BAYHAM: On The CPAC 2013 Straw Poll

The 2013 CPAC event in National Harbor, MD marked the lead-off venue for likely 2016 presidential aspirants, who made their soft-opening pitches to the GOP’s conservative activists. In addition to the numerous rounds of speech-making, the conference featured its annual straw poll, the first barometer since President Barack Obama’s re-election.

The CPAC presidential straw poll has been a point of controversy in the past. Presidential candidates have been known to purchase conference registrations by the hundreds to pack the hall with their supporters and the ballot box with non-binding votes.

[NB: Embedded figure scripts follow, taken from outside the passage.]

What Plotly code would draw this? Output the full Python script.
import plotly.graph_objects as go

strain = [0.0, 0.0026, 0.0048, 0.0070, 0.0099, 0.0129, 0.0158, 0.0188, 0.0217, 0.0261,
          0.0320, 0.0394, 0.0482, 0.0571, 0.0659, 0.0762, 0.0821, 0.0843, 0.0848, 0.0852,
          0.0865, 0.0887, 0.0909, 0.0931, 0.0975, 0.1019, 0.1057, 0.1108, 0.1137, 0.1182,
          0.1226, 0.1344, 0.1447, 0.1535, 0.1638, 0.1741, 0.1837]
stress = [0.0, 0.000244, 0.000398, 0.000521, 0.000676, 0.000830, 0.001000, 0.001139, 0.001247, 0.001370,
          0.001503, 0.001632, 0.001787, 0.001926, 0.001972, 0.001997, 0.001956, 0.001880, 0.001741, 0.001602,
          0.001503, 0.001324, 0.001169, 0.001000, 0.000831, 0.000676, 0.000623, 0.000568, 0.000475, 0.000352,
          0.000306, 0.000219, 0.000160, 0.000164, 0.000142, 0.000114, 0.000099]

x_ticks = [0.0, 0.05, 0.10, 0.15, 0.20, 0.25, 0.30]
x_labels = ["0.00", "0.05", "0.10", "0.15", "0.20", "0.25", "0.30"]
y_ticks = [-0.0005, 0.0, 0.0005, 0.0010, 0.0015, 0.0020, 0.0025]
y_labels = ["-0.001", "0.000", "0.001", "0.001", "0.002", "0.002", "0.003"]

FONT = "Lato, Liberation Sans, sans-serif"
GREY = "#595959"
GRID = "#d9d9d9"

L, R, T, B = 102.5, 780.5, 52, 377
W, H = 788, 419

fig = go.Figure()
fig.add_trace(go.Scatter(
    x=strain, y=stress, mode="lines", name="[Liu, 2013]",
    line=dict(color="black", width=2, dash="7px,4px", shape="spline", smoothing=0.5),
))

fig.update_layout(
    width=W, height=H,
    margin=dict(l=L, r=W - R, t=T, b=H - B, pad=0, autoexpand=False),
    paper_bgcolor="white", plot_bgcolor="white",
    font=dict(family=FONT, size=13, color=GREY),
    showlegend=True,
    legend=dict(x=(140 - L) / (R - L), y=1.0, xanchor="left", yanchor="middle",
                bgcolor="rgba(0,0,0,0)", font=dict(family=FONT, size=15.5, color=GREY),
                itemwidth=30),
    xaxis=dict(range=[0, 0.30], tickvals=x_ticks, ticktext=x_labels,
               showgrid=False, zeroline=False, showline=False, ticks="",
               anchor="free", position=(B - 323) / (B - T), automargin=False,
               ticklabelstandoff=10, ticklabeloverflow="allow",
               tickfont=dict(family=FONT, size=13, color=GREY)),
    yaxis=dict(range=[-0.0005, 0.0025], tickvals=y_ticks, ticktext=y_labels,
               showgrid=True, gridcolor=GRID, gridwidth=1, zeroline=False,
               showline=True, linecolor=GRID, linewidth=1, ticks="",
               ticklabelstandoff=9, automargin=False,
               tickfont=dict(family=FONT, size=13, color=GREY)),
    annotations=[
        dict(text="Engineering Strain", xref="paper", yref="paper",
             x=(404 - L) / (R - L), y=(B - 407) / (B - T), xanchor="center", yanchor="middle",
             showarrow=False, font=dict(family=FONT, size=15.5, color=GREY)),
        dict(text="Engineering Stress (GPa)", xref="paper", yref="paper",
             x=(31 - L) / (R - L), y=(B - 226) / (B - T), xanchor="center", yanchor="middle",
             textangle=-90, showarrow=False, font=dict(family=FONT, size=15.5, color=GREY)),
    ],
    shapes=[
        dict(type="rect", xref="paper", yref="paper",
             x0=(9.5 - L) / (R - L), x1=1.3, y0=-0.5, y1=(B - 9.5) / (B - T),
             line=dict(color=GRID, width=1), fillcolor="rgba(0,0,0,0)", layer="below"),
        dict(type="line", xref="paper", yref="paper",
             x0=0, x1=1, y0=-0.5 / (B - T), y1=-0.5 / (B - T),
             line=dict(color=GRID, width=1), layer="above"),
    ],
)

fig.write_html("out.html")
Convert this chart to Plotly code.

The high expenditures made are justified to some degree because of the media attention the conference and its straw poll receives.

One of the main arguments made by critics to discredit the CPAC straw poll is that it’s unscientific (meaning it’s not composed of a realistic sample) and not representative of the Republican Party as a whole. The organizers of CPAC tried to mitigate some of the meat of that point by commissioning their own national poll on the presidential candidates to gauge how close the scientific poll resembles the activist poll.

Prior to announcing the results of the CPAC Straw Poll, American Conservative Union Chairman Al Cardenas attempted to link the results of the conference ballot with the scientific poll taken, stating that the three individuals who finished at the top of the CPAC straw poll also placed at the top of the commissioned poll. As this is fairly vague statement, I pressed Mr. Cardenas for details though he refused to share the order of the national poll nor the percentage each of the contenders received.

The 2013 CPAC Straw Poll contained twenty-three names. Though ex-Florida Governor Jeb Bush had publicly requested not have his name listed on the ballot, I thought I recalled seeing his name listed when I voted.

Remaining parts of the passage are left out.